** start Exercise material **

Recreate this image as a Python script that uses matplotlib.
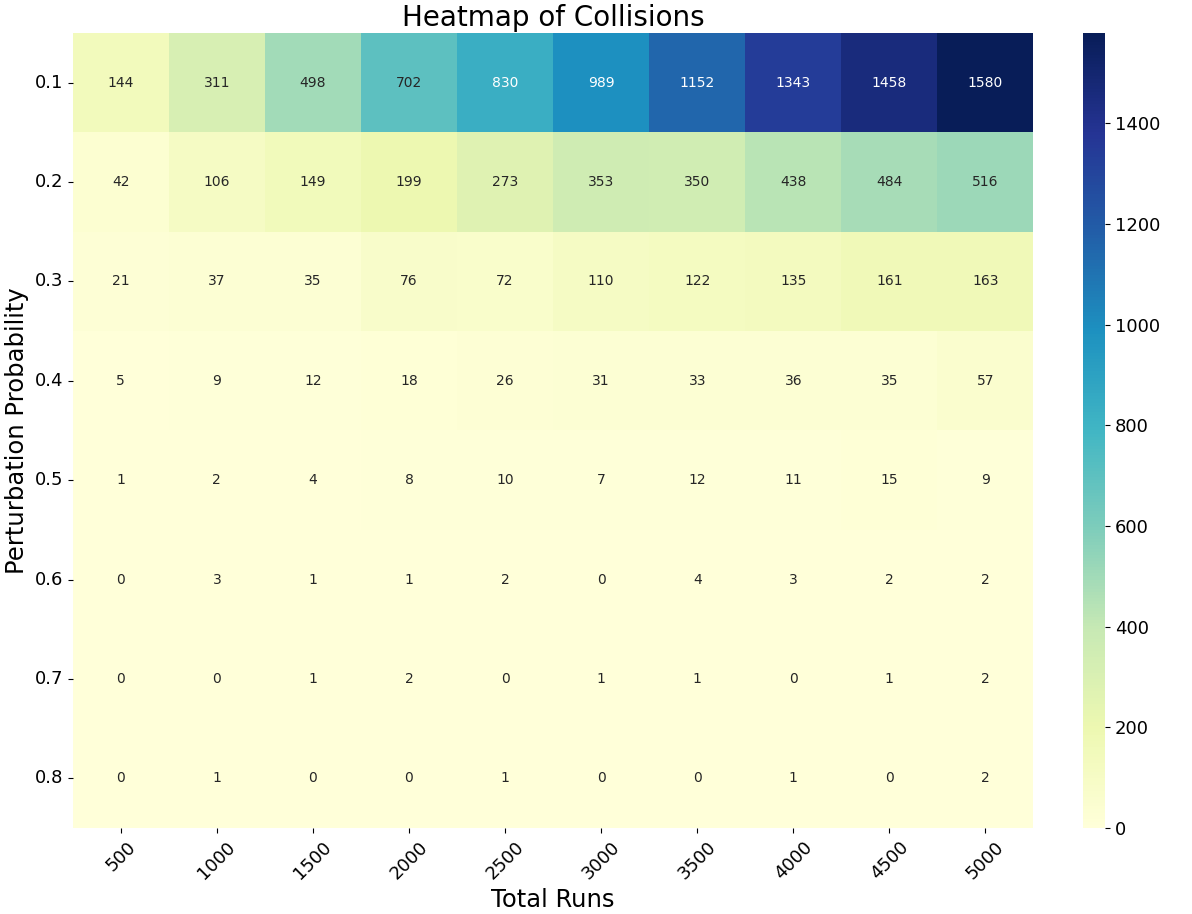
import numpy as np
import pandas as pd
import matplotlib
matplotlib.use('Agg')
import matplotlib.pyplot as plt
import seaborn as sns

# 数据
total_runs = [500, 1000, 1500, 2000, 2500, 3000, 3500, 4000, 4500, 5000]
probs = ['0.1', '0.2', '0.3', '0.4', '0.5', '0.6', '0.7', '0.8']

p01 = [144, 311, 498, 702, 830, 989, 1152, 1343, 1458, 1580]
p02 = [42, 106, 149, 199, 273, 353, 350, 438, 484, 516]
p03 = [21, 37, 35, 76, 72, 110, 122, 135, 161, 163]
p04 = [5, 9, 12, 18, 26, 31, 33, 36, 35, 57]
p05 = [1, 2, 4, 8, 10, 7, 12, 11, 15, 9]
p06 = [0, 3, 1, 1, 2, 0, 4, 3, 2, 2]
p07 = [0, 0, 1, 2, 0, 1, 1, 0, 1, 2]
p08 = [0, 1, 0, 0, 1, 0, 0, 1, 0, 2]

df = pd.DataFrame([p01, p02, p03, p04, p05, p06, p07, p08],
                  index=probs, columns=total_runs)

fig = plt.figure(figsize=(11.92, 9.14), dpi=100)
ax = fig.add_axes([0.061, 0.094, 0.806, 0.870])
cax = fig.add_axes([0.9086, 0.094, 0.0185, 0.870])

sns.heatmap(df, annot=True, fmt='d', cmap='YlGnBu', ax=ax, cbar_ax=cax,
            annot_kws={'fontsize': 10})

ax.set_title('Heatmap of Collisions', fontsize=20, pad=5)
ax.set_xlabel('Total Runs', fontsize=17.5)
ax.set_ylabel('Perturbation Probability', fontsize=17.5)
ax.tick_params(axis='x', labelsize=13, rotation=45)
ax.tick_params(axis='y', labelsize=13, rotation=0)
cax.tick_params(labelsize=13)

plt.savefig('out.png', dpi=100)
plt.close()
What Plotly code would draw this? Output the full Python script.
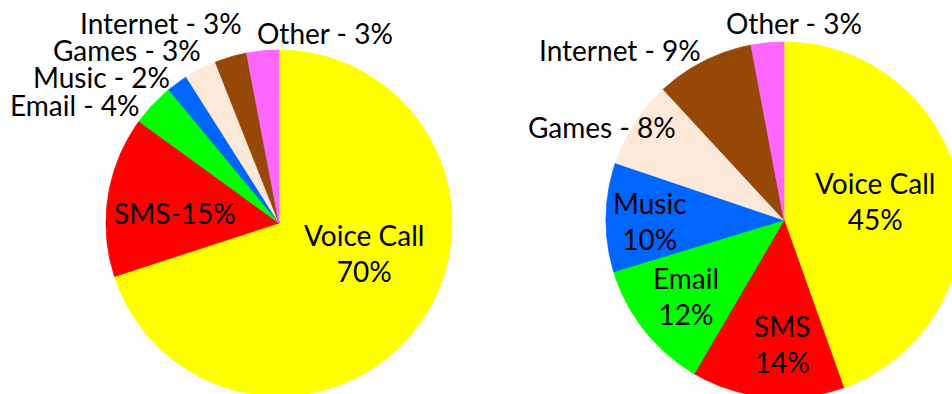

** end Exercise material **

- Exercise brief -
Repeat the material above verbatim, with no pictures in the output.

- Expected answer -
Recreate this image as a Python script that uses matplotlib.
import numpy as np
import pandas as pd
import matplotlib
matplotlib.use('Agg')
import matplotlib.pyplot as plt
import seaborn as sns

# 数据
total_runs = [500, 1000, 1500, 2000, 2500, 3000, 3500, 4000, 4500, 5000]
probs = ['0.1', '0.2', '0.3', '0.4', '0.5', '0.6', '0.7', '0.8']

p01 = [144, 311, 498, 702, 830, 989, 1152, 1343, 1458, 1580]
p02 = [42, 106, 149, 199, 273, 353, 350, 438, 484, 516]
p03 = [21, 37, 35, 76, 72, 110, 122, 135, 161, 163]
p04 = [5, 9, 12, 18, 26, 31, 33, 36, 35, 57]
p05 = [1, 2, 4, 8, 10, 7, 12, 11, 15, 9]
p06 = [0, 3, 1, 1, 2, 0, 4, 3, 2, 2]
p07 = [0, 0, 1, 2, 0, 1, 1, 0, 1, 2]
p08 = [0, 1, 0, 0, 1, 0, 0, 1, 0, 2]

df = pd.DataFrame([p01, p02, p03, p04, p05, p06, p07, p08],
                  index=probs, columns=total_runs)

fig = plt.figure(figsize=(11.92, 9.14), dpi=100)
ax = fig.add_axes([0.061, 0.094, 0.806, 0.870])
cax = fig.add_axes([0.9086, 0.094, 0.0185, 0.870])

sns.heatmap(df, annot=True, fmt='d', cmap='YlGnBu', ax=ax, cbar_ax=cax,
            annot_kws={'fontsize': 10})

ax.set_title('Heatmap of Collisions', fontsize=20, pad=5)
ax.set_xlabel('Total Runs', fontsize=17.5)
ax.set_ylabel('Perturbation Probability', fontsize=17.5)
ax.tick_params(axis='x', labelsize=13, rotation=45)
ax.tick_params(axis='y', labelsize=13, rotation=0)
cax.tick_params(labelsize=13)

plt.savefig('out.png', dpi=100)
plt.close()
What Plotly code would draw this? Output the full Python script.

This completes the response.